• _TASK DESCRIPTION_
Repeat the listing exactly as given, omitting every image.
_ _ _ _ _
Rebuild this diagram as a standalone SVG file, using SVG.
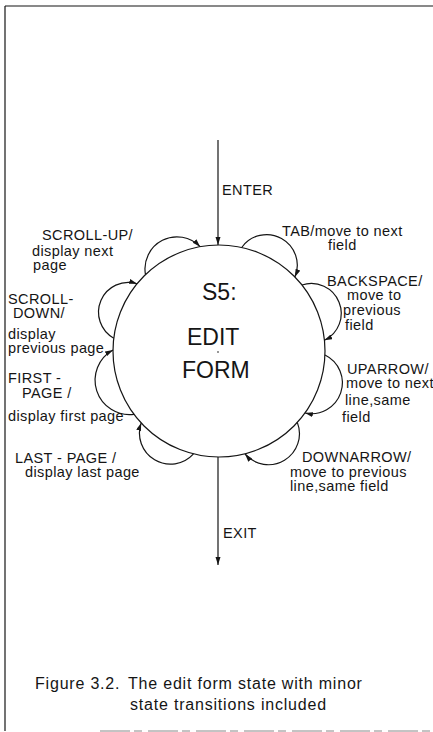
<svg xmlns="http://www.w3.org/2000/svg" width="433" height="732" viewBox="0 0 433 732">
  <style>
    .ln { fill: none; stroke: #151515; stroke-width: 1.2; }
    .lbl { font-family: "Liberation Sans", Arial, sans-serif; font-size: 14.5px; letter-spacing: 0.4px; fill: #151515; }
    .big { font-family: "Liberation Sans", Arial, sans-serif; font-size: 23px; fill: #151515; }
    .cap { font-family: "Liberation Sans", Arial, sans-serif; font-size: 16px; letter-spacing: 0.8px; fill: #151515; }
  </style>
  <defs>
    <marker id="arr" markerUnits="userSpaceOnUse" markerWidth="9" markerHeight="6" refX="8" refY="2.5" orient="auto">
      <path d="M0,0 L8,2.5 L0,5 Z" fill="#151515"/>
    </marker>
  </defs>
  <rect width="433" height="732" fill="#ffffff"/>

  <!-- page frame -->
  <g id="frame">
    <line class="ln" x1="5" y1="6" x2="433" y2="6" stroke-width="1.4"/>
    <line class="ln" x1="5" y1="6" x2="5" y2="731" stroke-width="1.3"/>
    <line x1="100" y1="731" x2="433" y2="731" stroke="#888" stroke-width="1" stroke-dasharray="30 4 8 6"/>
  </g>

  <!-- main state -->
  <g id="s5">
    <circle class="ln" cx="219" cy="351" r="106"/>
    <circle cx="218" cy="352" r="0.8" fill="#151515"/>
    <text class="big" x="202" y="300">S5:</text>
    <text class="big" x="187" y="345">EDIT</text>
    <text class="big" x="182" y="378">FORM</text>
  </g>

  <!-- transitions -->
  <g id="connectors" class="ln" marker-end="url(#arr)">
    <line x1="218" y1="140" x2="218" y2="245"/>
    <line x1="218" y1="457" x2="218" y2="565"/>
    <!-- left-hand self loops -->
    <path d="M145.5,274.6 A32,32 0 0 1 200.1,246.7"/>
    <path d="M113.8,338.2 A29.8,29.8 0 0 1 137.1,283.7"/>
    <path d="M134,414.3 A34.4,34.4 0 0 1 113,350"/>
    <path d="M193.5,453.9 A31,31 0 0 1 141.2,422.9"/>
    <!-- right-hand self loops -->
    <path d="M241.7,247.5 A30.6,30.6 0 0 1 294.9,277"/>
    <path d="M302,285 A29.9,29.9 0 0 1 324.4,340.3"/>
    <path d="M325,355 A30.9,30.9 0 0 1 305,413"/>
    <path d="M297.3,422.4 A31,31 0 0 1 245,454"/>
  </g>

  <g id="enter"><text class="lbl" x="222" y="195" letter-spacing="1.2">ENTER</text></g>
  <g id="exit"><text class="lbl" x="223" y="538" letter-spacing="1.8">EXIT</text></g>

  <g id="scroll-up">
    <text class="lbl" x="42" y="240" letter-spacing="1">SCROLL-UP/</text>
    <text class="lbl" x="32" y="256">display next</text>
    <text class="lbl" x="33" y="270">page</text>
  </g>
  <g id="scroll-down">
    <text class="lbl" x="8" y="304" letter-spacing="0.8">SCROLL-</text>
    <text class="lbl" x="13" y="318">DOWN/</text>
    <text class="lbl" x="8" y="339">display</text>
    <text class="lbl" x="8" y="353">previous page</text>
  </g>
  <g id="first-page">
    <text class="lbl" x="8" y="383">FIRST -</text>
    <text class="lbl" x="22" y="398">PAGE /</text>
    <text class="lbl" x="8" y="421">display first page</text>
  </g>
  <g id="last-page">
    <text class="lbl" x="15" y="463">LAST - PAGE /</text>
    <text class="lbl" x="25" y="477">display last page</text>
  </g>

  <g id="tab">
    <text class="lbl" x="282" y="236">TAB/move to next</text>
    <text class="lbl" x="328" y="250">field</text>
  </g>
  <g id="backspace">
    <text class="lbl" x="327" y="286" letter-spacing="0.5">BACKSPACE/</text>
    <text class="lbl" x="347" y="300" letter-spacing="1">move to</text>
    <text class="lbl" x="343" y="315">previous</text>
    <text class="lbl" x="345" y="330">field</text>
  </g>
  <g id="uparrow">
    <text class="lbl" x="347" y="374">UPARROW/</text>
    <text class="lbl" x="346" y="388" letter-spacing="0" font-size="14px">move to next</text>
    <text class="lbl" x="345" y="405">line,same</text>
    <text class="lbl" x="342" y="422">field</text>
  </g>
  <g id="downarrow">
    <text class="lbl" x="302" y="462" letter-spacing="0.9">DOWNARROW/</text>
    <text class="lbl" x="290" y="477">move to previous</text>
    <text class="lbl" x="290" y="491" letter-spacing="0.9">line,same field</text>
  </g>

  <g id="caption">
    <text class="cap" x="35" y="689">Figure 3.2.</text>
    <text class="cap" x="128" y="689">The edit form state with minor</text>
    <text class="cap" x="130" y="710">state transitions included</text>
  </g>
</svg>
_ _ _ _ _
• _RESULT OF THIS EXERCISE_
Rebuild this diagram as a standalone SVG file, using SVG.
<svg xmlns="http://www.w3.org/2000/svg" width="433" height="732" viewBox="0 0 433 732">
  <style>
    .ln { fill: none; stroke: #151515; stroke-width: 1.2; }
    .lbl { font-family: "Liberation Sans", Arial, sans-serif; font-size: 14.5px; letter-spacing: 0.4px; fill: #151515; }
    .big { font-family: "Liberation Sans", Arial, sans-serif; font-size: 23px; fill: #151515; }
    .cap { font-family: "Liberation Sans", Arial, sans-serif; font-size: 16px; letter-spacing: 0.8px; fill: #151515; }
  </style>
  <defs>
    <marker id="arr" markerUnits="userSpaceOnUse" markerWidth="9" markerHeight="6" refX="8" refY="2.5" orient="auto">
      <path d="M0,0 L8,2.5 L0,5 Z" fill="#151515"/>
    </marker>
  </defs>
  <rect width="433" height="732" fill="#ffffff"/>

  <!-- page frame -->
  <g id="frame">
    <line class="ln" x1="5" y1="6" x2="433" y2="6" stroke-width="1.4"/>
    <line class="ln" x1="5" y1="6" x2="5" y2="731" stroke-width="1.3"/>
    <line x1="100" y1="731" x2="433" y2="731" stroke="#888" stroke-width="1" stroke-dasharray="30 4 8 6"/>
  </g>

  <!-- main state -->
  <g id="s5">
    <circle class="ln" cx="219" cy="351" r="106"/>
    <circle cx="218" cy="352" r="0.8" fill="#151515"/>
    <text class="big" x="202" y="300">S5:</text>
    <text class="big" x="187" y="345">EDIT</text>
    <text class="big" x="182" y="378">FORM</text>
  </g>

  <!-- transitions -->
  <g id="connectors" class="ln" marker-end="url(#arr)">
    <line x1="218" y1="140" x2="218" y2="245"/>
    <line x1="218" y1="457" x2="218" y2="565"/>
    <!-- left-hand self loops -->
    <path d="M145.5,274.6 A32,32 0 0 1 200.1,246.7"/>
    <path d="M113.8,338.2 A29.8,29.8 0 0 1 137.1,283.7"/>
    <path d="M134,414.3 A34.4,34.4 0 0 1 113,350"/>
    <path d="M193.5,453.9 A31,31 0 0 1 141.2,422.9"/>
    <!-- right-hand self loops -->
    <path d="M241.7,247.5 A30.6,30.6 0 0 1 294.9,277"/>
    <path d="M302,285 A29.9,29.9 0 0 1 324.4,340.3"/>
    <path d="M325,355 A30.9,30.9 0 0 1 305,413"/>
    <path d="M297.3,422.4 A31,31 0 0 1 245,454"/>
  </g>

  <g id="enter"><text class="lbl" x="222" y="195" letter-spacing="1.2">ENTER</text></g>
  <g id="exit"><text class="lbl" x="223" y="538" letter-spacing="1.8">EXIT</text></g>

  <g id="scroll-up">
    <text class="lbl" x="42" y="240" letter-spacing="1">SCROLL-UP/</text>
    <text class="lbl" x="32" y="256">display next</text>
    <text class="lbl" x="33" y="270">page</text>
  </g>
  <g id="scroll-down">
    <text class="lbl" x="8" y="304" letter-spacing="0.8">SCROLL-</text>
    <text class="lbl" x="13" y="318">DOWN/</text>
    <text class="lbl" x="8" y="339">display</text>
    <text class="lbl" x="8" y="353">previous page</text>
  </g>
  <g id="first-page">
    <text class="lbl" x="8" y="383">FIRST -</text>
    <text class="lbl" x="22" y="398">PAGE /</text>
    <text class="lbl" x="8" y="421">display first page</text>
  </g>
  <g id="last-page">
    <text class="lbl" x="15" y="463">LAST - PAGE /</text>
    <text class="lbl" x="25" y="477">display last page</text>
  </g>

  <g id="tab">
    <text class="lbl" x="282" y="236">TAB/move to next</text>
    <text class="lbl" x="328" y="250">field</text>
  </g>
  <g id="backspace">
    <text class="lbl" x="327" y="286" letter-spacing="0.5">BACKSPACE/</text>
    <text class="lbl" x="347" y="300" letter-spacing="1">move to</text>
    <text class="lbl" x="343" y="315">previous</text>
    <text class="lbl" x="345" y="330">field</text>
  </g>
  <g id="uparrow">
    <text class="lbl" x="347" y="374">UPARROW/</text>
    <text class="lbl" x="346" y="388" letter-spacing="0" font-size="14px">move to next</text>
    <text class="lbl" x="345" y="405">line,same</text>
    <text class="lbl" x="342" y="422">field</text>
  </g>
  <g id="downarrow">
    <text class="lbl" x="302" y="462" letter-spacing="0.9">DOWNARROW/</text>
    <text class="lbl" x="290" y="477">move to previous</text>
    <text class="lbl" x="290" y="491" letter-spacing="0.9">line,same field</text>
  </g>

  <g id="caption">
    <text class="cap" x="35" y="689">Figure 3.2.</text>
    <text class="cap" x="128" y="689">The edit form state with minor</text>
    <text class="cap" x="130" y="710">state transitions included</text>
  </g>
</svg>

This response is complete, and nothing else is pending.